I then moved on to look at ANTHROPOMORPHISM within art as a different way to onvolve animals in contemporary art.
Beth Cavener Stichter is one of my favourite sculptors, she uses no animal part within her sculpting, however her work is still shocking, yet beautiful, and highly delicate and detailed.
She works with anthropomorphism, a form of personification, a mixture of human and animal. She makes animals with human expressions and sometimes human genetalia. This gives us a sense of empathy with the animals when they are depicted in pain, as they are showed withi feelings we can see and therfore imagine and feel.
Also, i feel by using human genetalia on the animals, it brings an uncomfortable feeling with thoughts of hybrids and the inter species breeding.
Its a clever way to shock i feel, without using animals.

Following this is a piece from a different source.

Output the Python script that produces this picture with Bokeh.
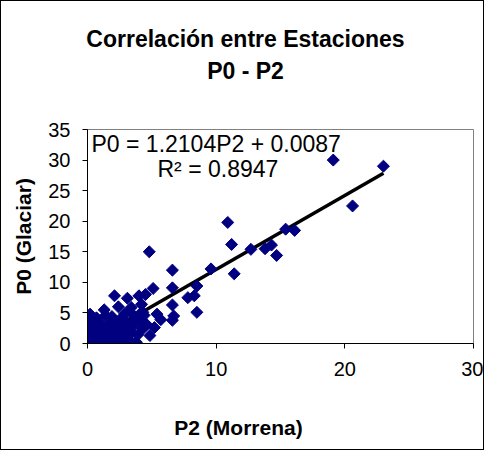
from bokeh.plotting import figure
from bokeh.models import Range1d, FixedTicker, Label
from bokeh.embed import file_html
from bokeh.resources import INLINE
import math

# --- data ---
p2_morrena = [19.1, 23.0, 20.6, 10.9, 11.2, 15.4, 16.1, 12.7, 13.8, 14.3, 14.7, 11.4, 9.6,
              8.5, 8.3, 8.5, 4.8, 6.6, 6.6, 7.8, 6.7, 6.6, 5.7, 6.6, 5.1, 4.5, 2.1, 3.1,
              4.0, 1.3, 2.4, 3.4, 4.3, 4.2, 0.2, 4.85, 3.7, 2.7, 3.8, 3.6, 4.1,
              0.0, 0.1, 0.0, 0.2, 0.1, 0.3, 0.2, 0.4, 0.5, 0.6, 0.5, 0.8, 0.9, 1.0, 1.1,
              1.2, 1.3, 1.5, 1.6, 1.7, 1.9, 2.0, 2.1, 2.3, 2.4, 2.5, 2.6, 2.8, 3.0, 3.1,
              3.2, 3.4, 3.5, 3.7, 3.9, 4.0, 4.3, 4.6, 4.4, 0.7, 1.4, 1.9, 2.9, 0.3, 0.6,
              1.0, 1.8, 2.2, 3.0, 0.1, 0.2, 0.0, 0.4, 5.2, 5.4, 3.3]
p0_glaciar = [30.0, 29.0, 22.5, 19.8, 16.2, 18.7, 18.5, 15.4, 15.5, 16.1, 14.4, 11.4, 12.2,
              9.4, 7.8, 5.1, 15.0, 12.0, 9.1, 7.5, 4.5, 6.3, 3.9, 3.8, 9.0, 8.0, 7.8, 7.4,
              7.8, 5.5, 6.0, 5.9, 5.1, 6.4, 4.8, 1.3, 0.0, 0.0, 0.2, 3.3, 4.9,
              0.0, 0.4, 1.0, 1.6, 2.3, 3.0, 3.7, 0.1, 0.9, 2.0, 2.7, 0.4, 1.4, 2.3, 3.2,
              0.0, 1.0, 1.9, 2.9, 0.5, 1.5, 2.4, 3.6, 0.9, 1.8, 2.9, 4.1, 1.3, 2.2, 3.4,
              0.7, 1.8, 2.7, 4.3, 1.4, 3.6, 2.4, 3.1, 4.6, 4.2, 4.6, 4.4, 4.9, 0.6, 1.3,
              0.8, 3.3, 0.3, 0.4, 0.2, 0.0, 0.6, 1.9, 2.6, 4.8, 5.2]

trend_slope = 1.2104
trend_intercept = 0.0087
equation_text = "P0 = 1.2104P2 + 0.0087"
r2_text = "R\u00b2 = 0.8947"

title_line1 = "Correlación entre Estaciones"
title_line2 = "P0 - P2"
x_title = "P2 (Morrena)"
y_title = "P0 (Glaciar)"
x_ticks = [0, 10, 20, 30]
y_ticks = [0, 5, 10, 15, 20, 25, 30, 35]

FONT = "Liberation Sans"

p = figure(width=484, height=450, output_backend="svg", toolbar_location=None,
           x_range=Range1d(0, 30), y_range=Range1d(0, 35),
           min_border_left=86, min_border_right=12, min_border_top=128, min_border_bottom=108)
p.title = None
p.grid.visible = False
p.background_fill_color = "white"
p.border_fill_color = "white"
p.outline_line_color = "#808080"
p.outline_line_width = 1
p.styles = {"border": "1px solid #000000"}

for ax, ticks in ((p.xaxis, x_ticks), (p.yaxis, y_ticks)):
    ax.ticker = FixedTicker(ticks=ticks)
    ax.axis_line_color = "#000000"
    ax.major_tick_line_color = "#000000"
    ax.major_tick_out = 5
    ax.major_tick_in = 0
    ax.minor_tick_line_color = None
    ax.major_label_text_font = FONT
    ax.major_label_text_font_size = "20px"
    ax.major_label_text_color = "#000000"

p.xaxis.major_label_standoff = 13
p.yaxis.major_label_standoff = 12

p.yaxis.axis_label = y_title
p.yaxis.axis_label_text_font = FONT
p.yaxis.axis_label_text_font_style = "bold"
p.yaxis.axis_label_text_font_size = "21px"
p.yaxis.axis_label_text_color = "#000000"
p.yaxis.axis_label_standoff = 10

# trend line over the data's x extent
x0, x1 = min(p2_morrena), max(p2_morrena)
p.line([x0, x1], [trend_slope * x0 + trend_intercept, trend_slope * x1 + trend_intercept],
       line_color="#000000", line_width=3.5)

p.scatter(p2_morrena, p0_glaciar, marker="square", size=8.5, angle=math.pi / 4,
          fill_color="#000080", line_color="#000080")

def make_label(text, x, y, size, bold=False, align="left"):
    return Label(x=x, y=y, x_units="screen", y_units="screen", text=text,
                 text_font=FONT, text_font_size=size,
                 text_font_style="bold" if bold else "normal",
                 text_align=align, text_baseline="alphabetic", text_color="#000000")

p.add_layout(make_label(equation_text, 4, 200, "23px"))
p.add_layout(make_label(r2_text, 70, 175, "23px"))
p.add_layout(make_label(title_line1, 158, 91, "23px", bold=True, align="center"), "above")
p.add_layout(make_label(title_line2, 158, 33, "23px", bold=True, align="center"), "above")
p.add_layout(make_label(x_title, 151, -26, "21px", bold=True, align="center"), "below")

open("out.html", "w").write(file_html(p, INLINE))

I then looked at Chris Ofili, who did not use animals within his art but animal feces, elephant feces to be precise, which again in this day and age is hardly shocking. He made it shocking by using it within a piece of art also featuring the virgin mary, he claimed to “bridge the sacred and the profane ” (ww.tate.org.uk/whats/on/tate-britain)
The work was called sick, even though no harm came to any animal.
This is what interested me, he managed to shock using animal materials, and yet no animals were harmed, but he still gained the exposure he wanted.